What you are asked to do ▸
Retype the data exactly, from its first line to the line containing "from matplotlib.colors import", including both, and skip any picture.
╭──
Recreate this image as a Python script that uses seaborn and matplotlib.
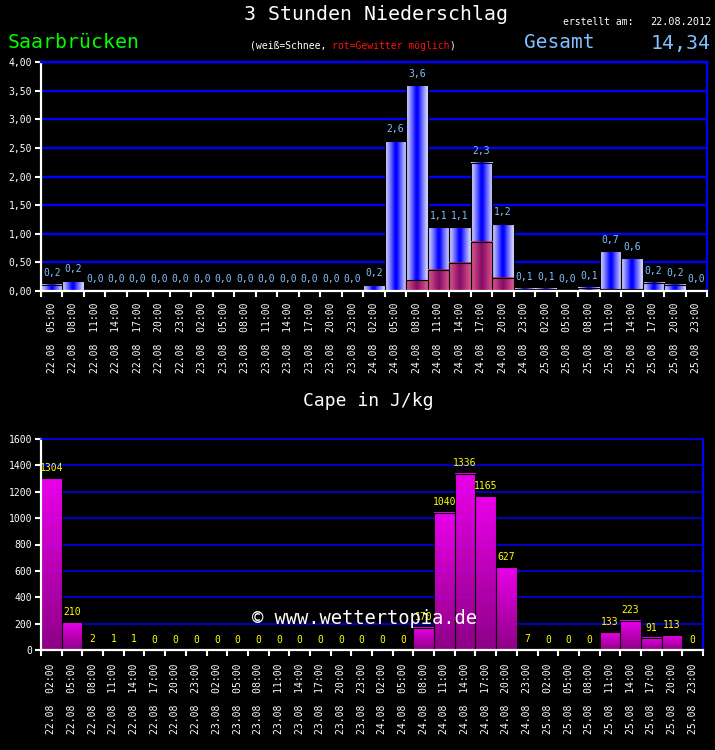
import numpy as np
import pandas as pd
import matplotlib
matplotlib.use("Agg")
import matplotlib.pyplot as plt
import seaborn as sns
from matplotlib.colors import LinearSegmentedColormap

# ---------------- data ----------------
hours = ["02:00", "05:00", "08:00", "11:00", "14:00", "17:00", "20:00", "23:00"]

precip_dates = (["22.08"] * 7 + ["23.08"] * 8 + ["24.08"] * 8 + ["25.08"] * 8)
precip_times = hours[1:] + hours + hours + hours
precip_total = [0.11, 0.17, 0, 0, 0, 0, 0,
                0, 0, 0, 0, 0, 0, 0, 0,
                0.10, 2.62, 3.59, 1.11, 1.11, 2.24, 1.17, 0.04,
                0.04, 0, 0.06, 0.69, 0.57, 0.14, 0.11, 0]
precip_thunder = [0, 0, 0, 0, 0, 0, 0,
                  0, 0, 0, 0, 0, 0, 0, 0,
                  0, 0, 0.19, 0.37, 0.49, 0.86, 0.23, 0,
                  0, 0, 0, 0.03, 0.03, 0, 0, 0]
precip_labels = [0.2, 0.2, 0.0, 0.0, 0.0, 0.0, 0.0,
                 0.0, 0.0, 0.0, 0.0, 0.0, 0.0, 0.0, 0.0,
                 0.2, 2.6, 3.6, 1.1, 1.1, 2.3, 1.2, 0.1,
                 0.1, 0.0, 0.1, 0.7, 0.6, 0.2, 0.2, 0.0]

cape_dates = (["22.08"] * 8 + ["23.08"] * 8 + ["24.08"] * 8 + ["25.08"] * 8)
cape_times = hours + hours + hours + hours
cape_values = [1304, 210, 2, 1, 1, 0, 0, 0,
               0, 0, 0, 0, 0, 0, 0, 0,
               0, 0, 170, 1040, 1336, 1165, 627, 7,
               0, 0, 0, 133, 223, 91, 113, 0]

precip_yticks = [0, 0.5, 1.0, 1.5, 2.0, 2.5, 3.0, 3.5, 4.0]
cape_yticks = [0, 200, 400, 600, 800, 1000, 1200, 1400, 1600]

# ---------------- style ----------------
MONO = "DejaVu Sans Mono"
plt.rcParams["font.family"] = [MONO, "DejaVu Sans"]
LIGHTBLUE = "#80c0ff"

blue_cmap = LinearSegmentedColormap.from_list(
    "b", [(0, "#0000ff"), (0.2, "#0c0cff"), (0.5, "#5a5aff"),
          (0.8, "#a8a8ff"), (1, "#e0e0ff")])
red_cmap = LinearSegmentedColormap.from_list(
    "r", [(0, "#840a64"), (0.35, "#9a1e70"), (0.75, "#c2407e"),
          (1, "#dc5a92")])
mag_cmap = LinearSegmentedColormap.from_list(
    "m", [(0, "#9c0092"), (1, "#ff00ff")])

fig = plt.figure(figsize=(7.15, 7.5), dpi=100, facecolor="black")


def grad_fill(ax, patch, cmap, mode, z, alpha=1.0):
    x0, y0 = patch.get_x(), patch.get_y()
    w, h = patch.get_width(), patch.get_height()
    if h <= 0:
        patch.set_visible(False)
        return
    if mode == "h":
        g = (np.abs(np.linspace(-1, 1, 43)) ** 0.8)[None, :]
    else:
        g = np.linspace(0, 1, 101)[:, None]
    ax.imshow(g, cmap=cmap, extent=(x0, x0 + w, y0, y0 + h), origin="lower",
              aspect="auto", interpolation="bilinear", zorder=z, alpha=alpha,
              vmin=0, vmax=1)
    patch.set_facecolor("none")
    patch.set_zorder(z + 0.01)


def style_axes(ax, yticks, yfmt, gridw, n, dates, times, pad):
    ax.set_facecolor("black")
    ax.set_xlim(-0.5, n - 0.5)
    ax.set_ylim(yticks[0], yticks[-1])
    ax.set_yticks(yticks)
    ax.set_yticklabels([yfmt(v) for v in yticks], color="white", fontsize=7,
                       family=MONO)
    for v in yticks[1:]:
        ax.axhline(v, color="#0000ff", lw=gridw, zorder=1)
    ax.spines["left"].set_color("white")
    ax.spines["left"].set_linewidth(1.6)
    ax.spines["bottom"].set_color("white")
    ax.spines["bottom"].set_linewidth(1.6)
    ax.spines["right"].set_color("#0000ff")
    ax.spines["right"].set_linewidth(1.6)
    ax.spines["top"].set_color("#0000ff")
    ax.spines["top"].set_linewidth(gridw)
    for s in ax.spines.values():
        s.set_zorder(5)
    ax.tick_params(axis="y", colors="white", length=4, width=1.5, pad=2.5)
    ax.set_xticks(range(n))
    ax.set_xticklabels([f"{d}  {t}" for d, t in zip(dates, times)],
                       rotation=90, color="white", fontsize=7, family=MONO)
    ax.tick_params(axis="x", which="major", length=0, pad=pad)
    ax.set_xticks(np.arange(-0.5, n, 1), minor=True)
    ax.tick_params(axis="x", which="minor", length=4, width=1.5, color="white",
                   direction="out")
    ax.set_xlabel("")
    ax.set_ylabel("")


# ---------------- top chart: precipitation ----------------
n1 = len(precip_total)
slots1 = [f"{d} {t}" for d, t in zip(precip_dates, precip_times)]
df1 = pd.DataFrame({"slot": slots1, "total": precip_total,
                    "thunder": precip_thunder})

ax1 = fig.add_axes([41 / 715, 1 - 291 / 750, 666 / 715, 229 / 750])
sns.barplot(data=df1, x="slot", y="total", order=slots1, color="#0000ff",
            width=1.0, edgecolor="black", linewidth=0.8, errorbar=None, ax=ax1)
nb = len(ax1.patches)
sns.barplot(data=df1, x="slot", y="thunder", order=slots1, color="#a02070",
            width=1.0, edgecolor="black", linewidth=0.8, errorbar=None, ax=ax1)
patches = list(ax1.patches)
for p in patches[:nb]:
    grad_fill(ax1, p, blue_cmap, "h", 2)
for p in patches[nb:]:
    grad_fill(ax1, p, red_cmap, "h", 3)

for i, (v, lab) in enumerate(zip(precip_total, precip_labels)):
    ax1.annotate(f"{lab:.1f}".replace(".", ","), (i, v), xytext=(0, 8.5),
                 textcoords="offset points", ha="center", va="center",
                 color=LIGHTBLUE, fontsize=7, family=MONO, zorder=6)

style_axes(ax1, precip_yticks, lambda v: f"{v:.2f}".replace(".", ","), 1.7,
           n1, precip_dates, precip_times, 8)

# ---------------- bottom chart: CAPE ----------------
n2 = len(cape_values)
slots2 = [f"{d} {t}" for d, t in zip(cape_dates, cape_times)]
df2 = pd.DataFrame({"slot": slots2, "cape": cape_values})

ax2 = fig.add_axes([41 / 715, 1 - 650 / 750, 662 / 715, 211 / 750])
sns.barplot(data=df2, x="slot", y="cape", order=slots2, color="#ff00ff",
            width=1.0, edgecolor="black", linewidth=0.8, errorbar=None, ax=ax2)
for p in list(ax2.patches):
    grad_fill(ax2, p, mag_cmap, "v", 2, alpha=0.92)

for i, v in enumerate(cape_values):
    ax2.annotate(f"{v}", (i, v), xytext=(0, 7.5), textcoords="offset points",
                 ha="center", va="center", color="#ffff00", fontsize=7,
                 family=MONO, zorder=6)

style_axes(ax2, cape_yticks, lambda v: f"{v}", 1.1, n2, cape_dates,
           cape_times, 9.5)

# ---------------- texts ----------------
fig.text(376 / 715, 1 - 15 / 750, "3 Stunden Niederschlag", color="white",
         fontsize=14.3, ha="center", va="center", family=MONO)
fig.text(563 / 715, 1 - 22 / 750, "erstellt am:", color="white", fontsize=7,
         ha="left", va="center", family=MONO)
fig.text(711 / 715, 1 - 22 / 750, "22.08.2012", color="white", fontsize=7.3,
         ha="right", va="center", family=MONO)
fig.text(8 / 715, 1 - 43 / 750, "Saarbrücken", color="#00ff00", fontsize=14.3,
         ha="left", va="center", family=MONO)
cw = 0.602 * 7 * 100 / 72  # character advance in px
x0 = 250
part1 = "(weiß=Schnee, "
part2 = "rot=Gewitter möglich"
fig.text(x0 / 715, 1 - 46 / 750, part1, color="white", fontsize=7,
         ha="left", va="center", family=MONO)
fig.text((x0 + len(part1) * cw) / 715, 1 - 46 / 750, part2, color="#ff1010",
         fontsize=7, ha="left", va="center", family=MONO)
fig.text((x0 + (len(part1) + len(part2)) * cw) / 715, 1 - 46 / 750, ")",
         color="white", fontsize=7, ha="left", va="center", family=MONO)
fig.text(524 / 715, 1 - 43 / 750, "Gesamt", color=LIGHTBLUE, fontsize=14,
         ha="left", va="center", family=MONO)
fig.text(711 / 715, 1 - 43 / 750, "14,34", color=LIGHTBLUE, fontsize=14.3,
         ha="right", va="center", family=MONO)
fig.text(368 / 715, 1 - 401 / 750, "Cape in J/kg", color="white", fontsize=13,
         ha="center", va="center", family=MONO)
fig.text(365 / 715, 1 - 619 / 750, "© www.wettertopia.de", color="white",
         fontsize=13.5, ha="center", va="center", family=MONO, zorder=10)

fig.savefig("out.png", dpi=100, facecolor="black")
╰──
Correct output ▸
Recreate this image as a Python script that uses seaborn and matplotlib.
import numpy as np
import pandas as pd
import matplotlib
matplotlib.use("Agg")
import matplotlib.pyplot as plt
import seaborn as sns
from matplotlib.colors import LinearSegmentedColormap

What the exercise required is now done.